In practice, the protocol elements that will be specified in 802.11k will be MAC and PHY extensions-most likely MLME and PLME services. The standard will also probably deal with protocol, not decision-making or algorithms. For example, a set of measurements may be defined, but there will be no specific rule as to when these measurements should be made, or how the results should be used.

At this moment, the standard is envisioned more as a means for providing a toolkit for RRM. For instance, specific RRM requirements include:

• Capabilities, measurements, and statistics, i.e. to identify an RRM-capable access point or station, and for a management entity to request that an access point make appropriate measurements to determine the radio environment. Stations would have the ability to make and report measurements on the radio environment. A "Network Management Entity" would be able to obtain configuration and statistics information.

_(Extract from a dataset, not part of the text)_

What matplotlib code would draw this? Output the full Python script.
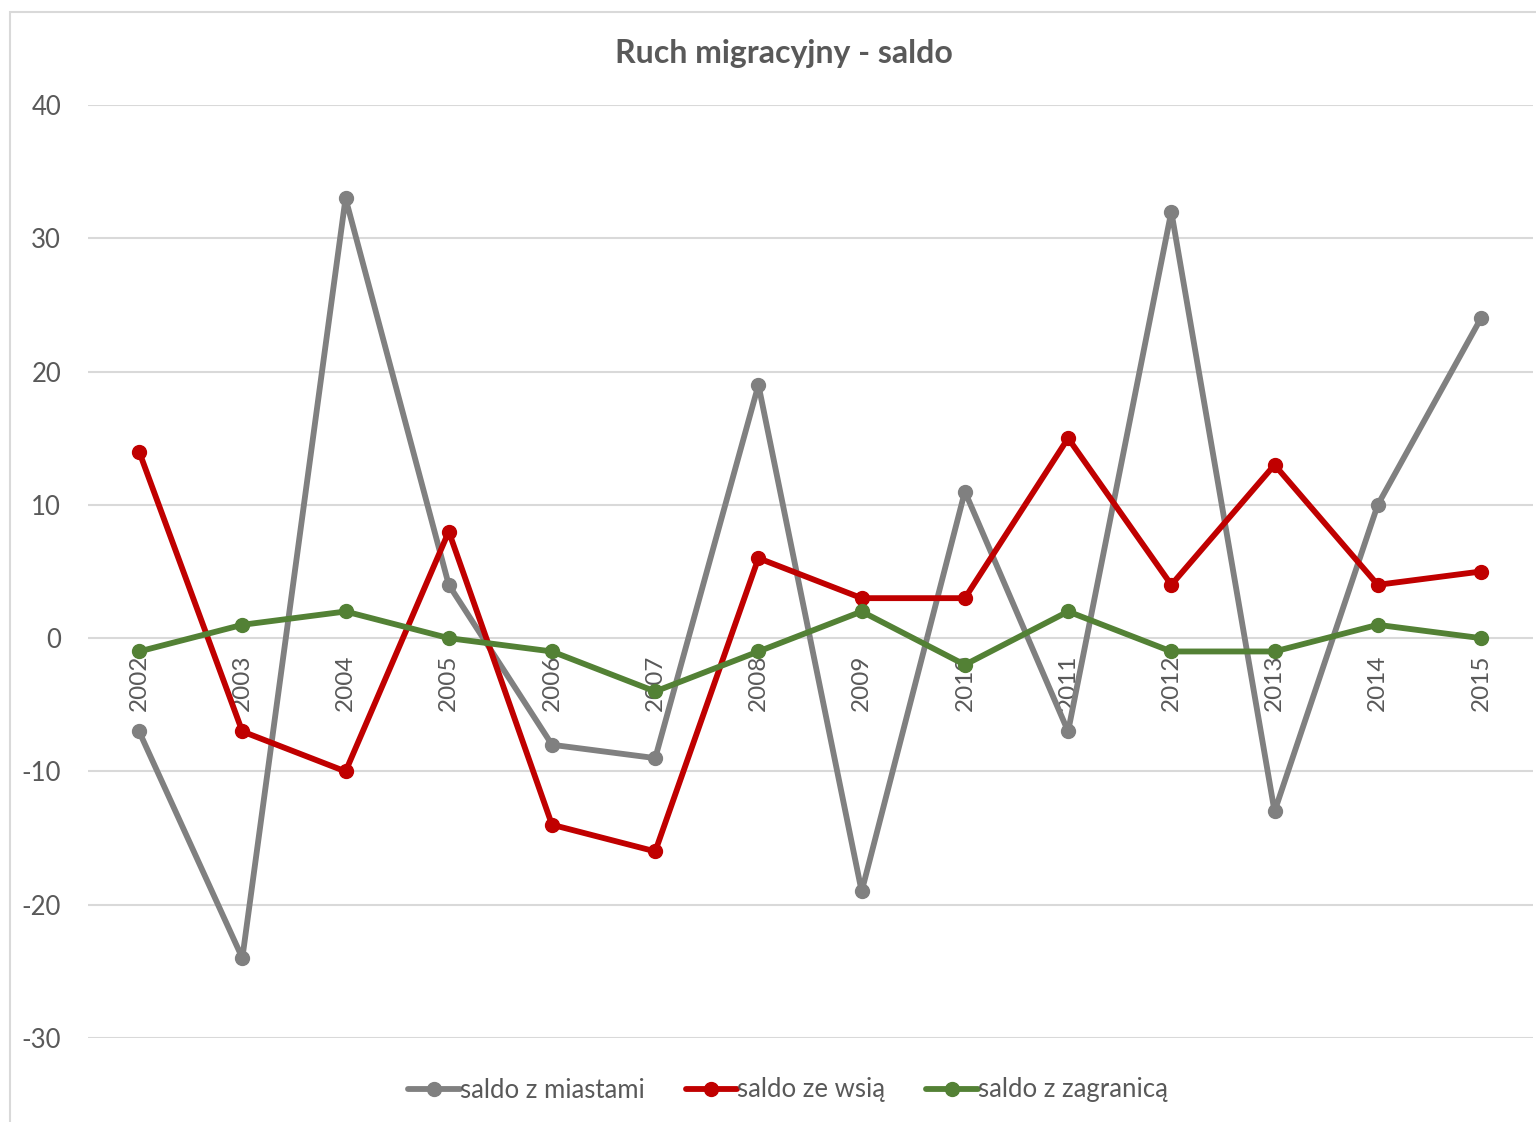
import matplotlib
matplotlib.use("Agg")
import matplotlib.pyplot as plt
from matplotlib.patches import Rectangle

years = ["2002", "2003", "2004", "2005", "2006", "2007", "2008", "2009", "2010", "2011", "2012", "2013", "2014", "2015"]
miasta = [-7, -24, 33, 4, -8, -9, 19, -19, 11, -7, 32, -13, 10, 24]
wies = [14, -7, -10, 8, -14, -16, 6, 3, 3, 15, 4, 13, 4, 5]
zagranica = [-1, 1, 2, 0, -1, -4, -1, 2, -2, 2, -1, -1, 1, 0]
series_names = ["saldo z miastami", "saldo ze wsią", "saldo z zagranicą"]
colors = ["#808080", "#C00000", "#538135"]
yticks = [-30, -20, -10, 0, 10, 20, 30, 40]
title = "Ruch migracyjny - saldo"

plt.rcParams['font.family'] = ['Lato', 'DejaVu Sans']
txt = "#595959"
W, H = 1536, 1122
fig = plt.figure(figsize=(W / 100, H / 100), dpi=100)

# outer chart border
fig.patches.append(Rectangle((10 / W, 0 - 0.01), 1.05, 1 - 12 / H + 0.01, transform=fig.transFigure,
                             fill=False, edgecolor="#D9D9D9", linewidth=1.5))

left, right = 87.5 / W, 1532.6 / W
bottom, top = 1 - 1038 / H, 1 - 105 / H
ax = fig.add_axes([left, bottom, right - left, top - bottom])

x = list(range(len(years)))
for vals, name, c in zip([miasta, wies, zagranica], series_names, colors):
    ax.plot(x, vals, color=c, lw=4.2, marker='o', markersize=10, label=name,
            solid_capstyle='round', zorder=3)

ax.set_xlim(-0.5, len(years) - 0.5)
ax.set_ylim(-30, 40)
ax.set_yticks(yticks)
ax.set_yticklabels([str(v) for v in yticks], color=txt, fontsize=18.5)
ax.tick_params(axis='y', length=0, pad=19)
ax.set_xticks([])
for s in ax.spines.values():
    s.set_visible(False)
ax.grid(axis='y', color="#D9D9D9", lw=1.5, zorder=0)
ax.set_axisbelow(True)

for i, yr in enumerate(years):
    ax.annotate(yr, (i, 0), xytext=(0, -12), textcoords='offset points',
                rotation=90, ha='center', va='top', color=txt, fontsize=17.5, zorder=2)

fig.text(784 / W, 1 - 54 / H, title, ha='center', va='center', fontsize=23,
         fontweight='bold', color=txt)

leg = fig.legend(loc='center', bbox_to_anchor=(788 / W, 1 - 1090 / H), ncol=3, frameon=False,
                 fontsize=18.5, handlelength=2.0, handletextpad=0.0, columnspacing=1.6)
for t in leg.get_texts():
    t.set_color(txt)

fig.savefig("out.png", dpi=100)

• Improved WLAN information. Information would be available to stations to assist in making association decisions that result in good service characteristics for the individual station, without affecting those experienced by other stations in the network, both wired and wireless. This enables efficient usage of the available resources, which is likely to be particularly important if applications with QoS requirements are being supported.

• Information to streamline roaming, i.e. information would be available to stations to assist in streamlining the roaming process.

These are exactly the problems that wireless "switch" makers are trying to solve (see Chapter 18).